Cyprus: good news for the fight against tax avoidance
I’ve been conducting a thought experiment to come up with a clear-cut positive by-product of the mess in Cyprus, and I think I may have found one.
What’s happening on that benighted island right now may represent more of a step forward in the fight against tax havens than anything the White House or OECD have been able to summon up in the past few years. Consider it: if you’re a Russian with a million euros to stash away, your calculus about where best to put your money has been completely thrown into chaos by this.
The latest indications from Cyprus are that those with deposits above €100,000 may have to pay taxes of as much as 40% on them – possibly even facing double taxation if the money is in a bank that’s about to be restructured. Those with savings over €500,000 (which, according to Barclays accounts for more than 40% of the country’s total deposits – the mind boggles) may face even more punitive rates.
As a result, the attraction of putting that money in a country like Cyprus has instantly diminished – even accounting for the non-tax benefits such as concealing one’s identity and so on. In retrospect, it might even have been more profitable to have (heaven forfend!) left one’s money in the homeland and not shuffled it overseas at all.
At the very least, it’s a reminder to all aspirant tax avoiders that even apparently safe havens for one’s money are still vulnerable to their own domestic crises. In the end, if one’s economy has an enormous banking system but a small economy, and if one faces a sudden capital crisis, it’s logical to try to extract a bit of rescue money from that banking system.
It’s fair to assume that many of those who look to invest their cash overseas for tax and secrecy purposes may now want to reassess those decisions, for fear of facing a similar unexpected levy on their stash.

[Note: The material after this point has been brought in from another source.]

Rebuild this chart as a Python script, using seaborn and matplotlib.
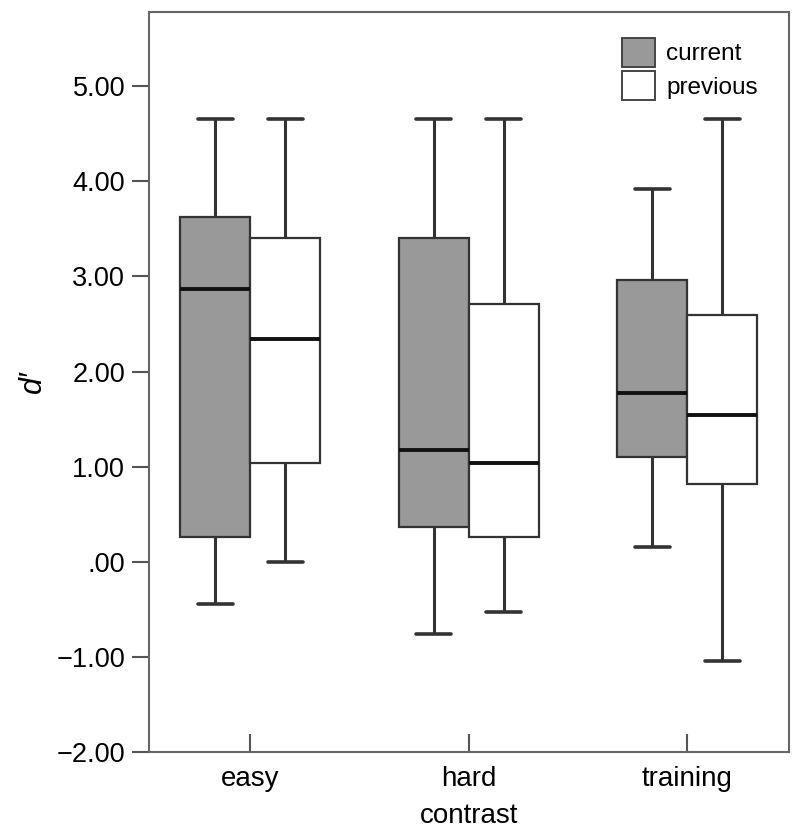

Now, it would be naïve to assume that this would stem avoidance per se, but it may well force avoiders out of the more remote, more shady islands. It may prompt them to steer clear of the more vulnerable domestic economies – places like the Bahamas or Panama (S&P credit ratings: both BBB) and stash the money somewhere less likely to implode. Happily for disenchanted Russians there are plenty of these places even closer afield than Nicosia – for instance Luxembourg and Liechtenstein, both of which are AAA-rated.
And then there’s Britain. It is now no longer AAA-rated in the eyes of Moody’s, and, one assumes, pretty soon Fitch too, but happily the Isle of Man is still AAA. No word yet on whether they’re preparing for a Russian invasion.